Public want children to learn about slavery, survey says

slavery survey

British public respond to slavery survey with support for classroom lessons

A slavery survey by Ipsos Mori to mark Black History Month has come back with strong support for teaching children about Britain’s role in the slave trade. The people asked want kids in both primary and secondary school to learn about the country’s involvement and the impact it still has today. 

Primary school lessons received support from around six in ten people quizzed by the company, while almost two-thirds (65%) think that secondary school is the place to learn about the subject.
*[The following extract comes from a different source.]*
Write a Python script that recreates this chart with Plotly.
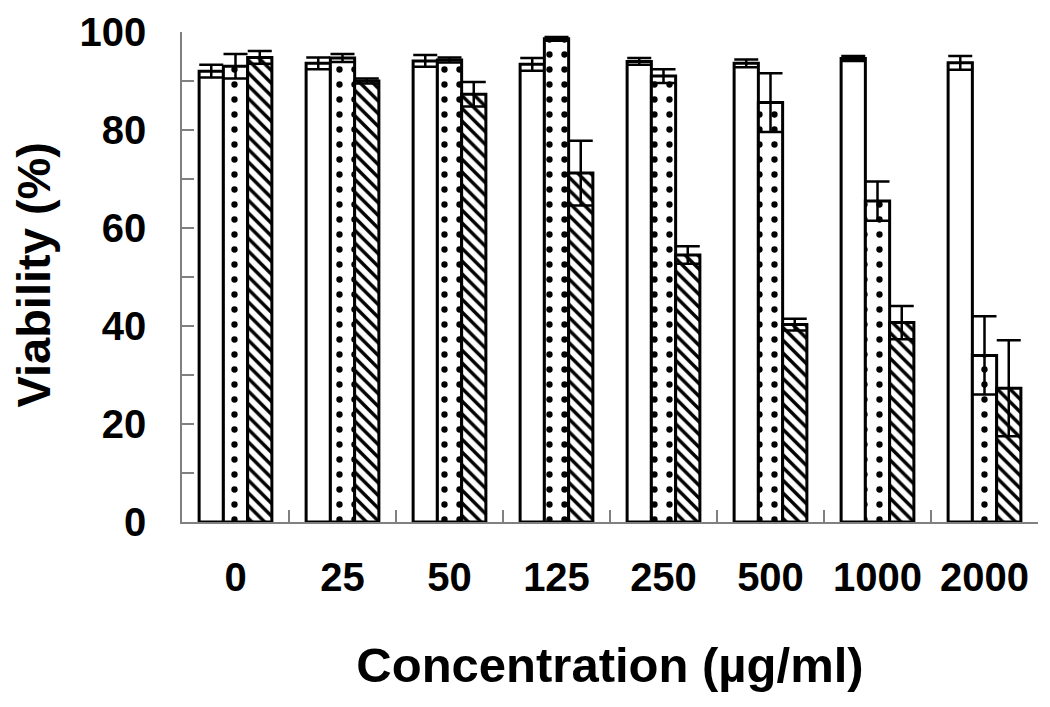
import plotly.graph_objects as go

categories = ["0", "25", "50", "125", "250", "500", "1000", "2000"]
control = [92.0, 93.6, 94.1, 93.4, 94.0, 93.6, 94.6, 93.7]
control_err = [1.3, 1.2, 1.2, 1.3, 0.7, 0.8, 0.5, 1.4]
dotted = [93.0, 94.7, 94.3, 98.6, 91.0, 85.6, 65.5, 34.0]
dotted_err = [2.5, 0.8, 0.5, 0.4, 1.4, 6.0, 4.0, 8.0]
hatched = [94.8, 90.0, 87.3, 71.2, 54.5, 40.3, 40.7, 27.3]
hatched_err = [1.3, 0.5, 2.5, 6.6, 1.8, 1.2, 3.4, 9.8]

y_tickvals = list(range(0, 101, 10))
y_ticktext = [str(v) if v % 20 == 0 else "" for v in y_tickvals]

FONT = "Liberation Sans, Arial, sans-serif"

def err(arr):
    return dict(type="data", array=arr, symmetric=True, color="black",
                thickness=2.5, width=12)

fig = go.Figure()
fig.add_trace(go.Bar(x=categories, y=control, error_y=err(control_err),
                     marker=dict(color="white", line=dict(color="black", width=3))))
fig.add_trace(go.Bar(x=categories, y=dotted, error_y=err(dotted_err),
                     marker=dict(color="white", line=dict(color="black", width=3),
                                 pattern=dict(shape=".", fgcolor="black", bgcolor="white",
                                              fgopacity=1, size=15, solidity=0.14,
                                              fillmode="replace"))))
fig.add_trace(go.Bar(x=categories, y=hatched, error_y=err(hatched_err),
                     marker=dict(color="white", line=dict(color="black", width=3),
                                 pattern=dict(shape="\\", fgcolor="black", bgcolor="white",
                                              fgopacity=1, size=9, solidity=0.38,
                                              fillmode="replace"))))

fig.update_layout(
    width=1050, height=707,
    margin=dict(l=174, r=20, t=24, b=193),
    barmode="group", bargap=0.32, bargroupgap=0,
    showlegend=False,
    plot_bgcolor="white", paper_bgcolor="white",
    font=dict(family=FONT, color="black"),
    annotations=[dict(text="Viability (%)", textangle=-90, showarrow=False,
                      xref="paper", yref="paper", x=0, y=0.505,
                      xanchor="center", yanchor="middle", xshift=-148,
                      font=dict(size=47, family=FONT, weight="bold", color="black"))],
)
fig.update_xaxes(
    type="category", showline=True, linecolor="#808080", linewidth=1.5,
    ticks="inside", ticklen=12, tickcolor="#808080", tickwidth=1.5,
    tickson="boundaries", showgrid=False, automargin=False,
    tickfont=dict(size=40, family=FONT, weight="bold"),
    ticklabelstandoff=19,
    title=dict(text="Concentration (µg/ml)", font=dict(size=49, family=FONT, weight="bold"),
               standoff=50),
)
fig.update_yaxes(
    range=[0, 100], showline=True, linecolor="#808080", linewidth=1.5,
    ticks="inside", ticklen=12, tickcolor="#808080", tickwidth=1.5,
    tickvals=y_tickvals, ticktext=y_ticktext, showgrid=False, zeroline=False,
    automargin=False,
    tickfont=dict(size=40, family=FONT, weight="bold"),
    ticklabelstandoff=26,
)

fig.write_html("out.html")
People born between 1966 and 1980, sometimes named Generation X, are the age group that most would like to see this started. 

The chief executive of Ipsos Mori, Ben Page, said: “Most people want children to be taught about the British slave trade, and only a minority want to forget all about it. At the same time, there is a resistance to paying compensation to people whose ancestors were affected by it, with a clear focus among white and black Britons alike in investing in services to help disadvantaged minorities”.

 Last May, after the murder of George Floyd in the US, the Black Lives Matter movement gained traction in the UK. Many anti-racism protests took place and there was a call for greater diversity in the general curriculum in British schools. Some teachers had taken the task of ‘decolonising’ their classrooms into their own hands according to the National Association of Schoolmasters Union of Women Teachers (NASUWT). Feedback at the annual conference was that the curriculum was ‘lacking’. 

An online petition garnered 270,000 signatures and triggered a debate in parliament in June. During this debate, Labour MP for Streatham Bell Ribeiro-Addy said the UK’s “historical amnesia” around slavery and its own civil rights movement served as “a pretty blatant function in our political discourse”.

Waves of unrest have led to unprecedented statements from organizations and companies around the globe. The Bank of England, Lloyd of London, and the National Trust have all acknowledged their links to chattel slavery. The majority of people want to move this growing recognition of the UK’s ties to the past into the future and the classroom.